Edited 2012-02-13 00:15 (UTC)

[identity profile] rahael.livejournal.com 2012-02-13 11:14 pm (UTC)(link)
I like all the films you mention here, they are some of my personal favourites re Hollywood romances.

[identity profile] rahael.livejournal.com 2012-02-13 11:21 pm (UTC)(link)
Out of Sight and It Happened One Night, His Girl Friday, plus the films that Pony mentions.

I love Beauty and the Beast, both Cocteau and Disney.

I actually don't like The Philadelphia story as a romance, though it has a glittering cast - and I love the music of High Society...

But "A matter of life and Death" and "I know where I'm going" are pure British cinema romance for me.

[identity profile] shadowkat67.livejournal.com 2012-02-13 11:38 pm (UTC)(link)
Agreed.
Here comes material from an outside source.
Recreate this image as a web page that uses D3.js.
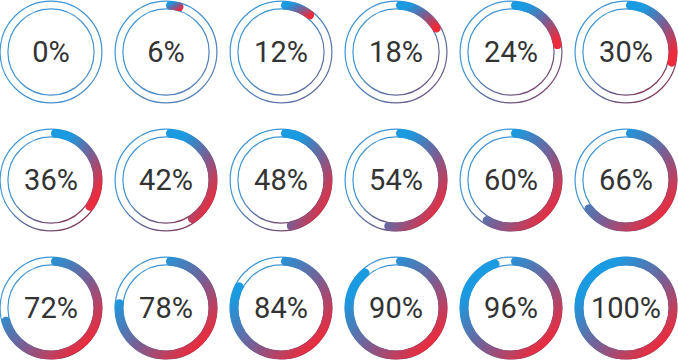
<!doctype html>
<html>
  <head>
    <script src="https://cdnjs.cloudflare.com/ajax/libs/d3/7.8.5/d3.min.js"></script>
    <style>
      body { margin: 0; background: #fff; }
      text.pct {
        font-family: Roboto, "Open Sans", sans-serif;
        font-size: 29px;
        text-anchor: middle;
        fill: #333;
      }
    </style>
  </head>
  <body>
    <svg id="chart" width="678" height="360"></svg>
    <script>
      var percents = [0, 6, 12, 18, 24, 30, 36, 42, 48, 54, 60, 66, 72, 78, 84, 90, 96, 100];
      var columns = [0, 1, 2, 3, 4, 5];
      var rows = [0, 1, 2];

      var blue = "#1a9ae0", red = "#ec2b3c";

      var svg = d3.select("#chart");
      var defs = svg.append("defs");

      var x = d3.scalePoint().domain(columns).range([51, 626]);
      var y = d3.scalePoint().domain(rows).range([52, 308]);
      var value = d3.scaleLinear().domain([0, 100]).range([0, 2 * Math.PI]);

      var rOut = 51.5, rIn = 42.5;

      var arc = d3.arc()
        .innerRadius(rIn + 0.2)
        .outerRadius(rOut - 0.2)
        .startAngle(0)
        .cornerRadius(4.5);

      // arc fill: blue top-left -> red bottom-right of the arc's own box
      var g = defs.append("linearGradient")
        .attr("id", "arcGrad")
        .attr("x1", 0).attr("y1", 0).attr("x2", 1).attr("y2", 1);
      g.append("stop").attr("offset", "0.22").attr("stop-color", blue);
      g.append("stop").attr("offset", "0.55").attr("stop-color", "#7b5d92");
      g.append("stop").attr("offset", "0.85").attr("stop-color", red);

      var cells = svg.selectAll("g.cell")
        .data(percents)
        .enter()
        .append("g")
          .attr("class", "cell")
          .attr("transform", (d, i) => `translate(${x(i % 6)},${y(Math.floor(i / 6))})`);

      // thin guide rings, tinted towards red as the value grows
      cells.each(function(d, i) {
        var end = d3.interpolateRgb("#4a8fcc", "#8a2f4e")(Math.min(1, d / 30));
        var rg = defs.append("linearGradient")
          .attr("id", "ring" + i)
          .attr("x1", 0.1).attr("y1", 0.1).attr("x2", 0.9).attr("y2", 0.9);
        rg.append("stop").attr("offset", "0.3").attr("stop-color", "#3f95d4");
        rg.append("stop").attr("offset", "1").attr("stop-color", end);

        var cell = d3.select(this);
        [rOut - 0.6, rIn + 0.6].forEach(r => {
          cell.append("circle")
            .attr("r", r)
            .attr("fill", "none")
            .attr("stroke", `url(#ring${i})`)
            .attr("stroke-width", 1.2);
        });
      });

      cells.filter(d => d > 0)
        .append("path")
          .attr("d", d => arc({ endAngle: value(d) }))
          .attr("fill", "url(#arcGrad)");

      cells.append("text")
        .attr("class", "pct")
        .attr("dy", "0.36em")
        .text(d => d + "%");
    </script>
  </body>
</html>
Out of Sight and It Happened One Night are great romances.

I don't really think of His Girl Friday as a romance, so much as just a comedy.

Have you seen Blithe Spirit and My Favorite Wife?

[identity profile] shadowkat67.livejournal.com 2012-02-13 11:40 pm (UTC)(link)
PS - agree High Society has some great music. I love the Frank Sinatra/Bing Crosby Duet - which was later done by David Bowie and David Bester? I can't remember the guys name, as a duet.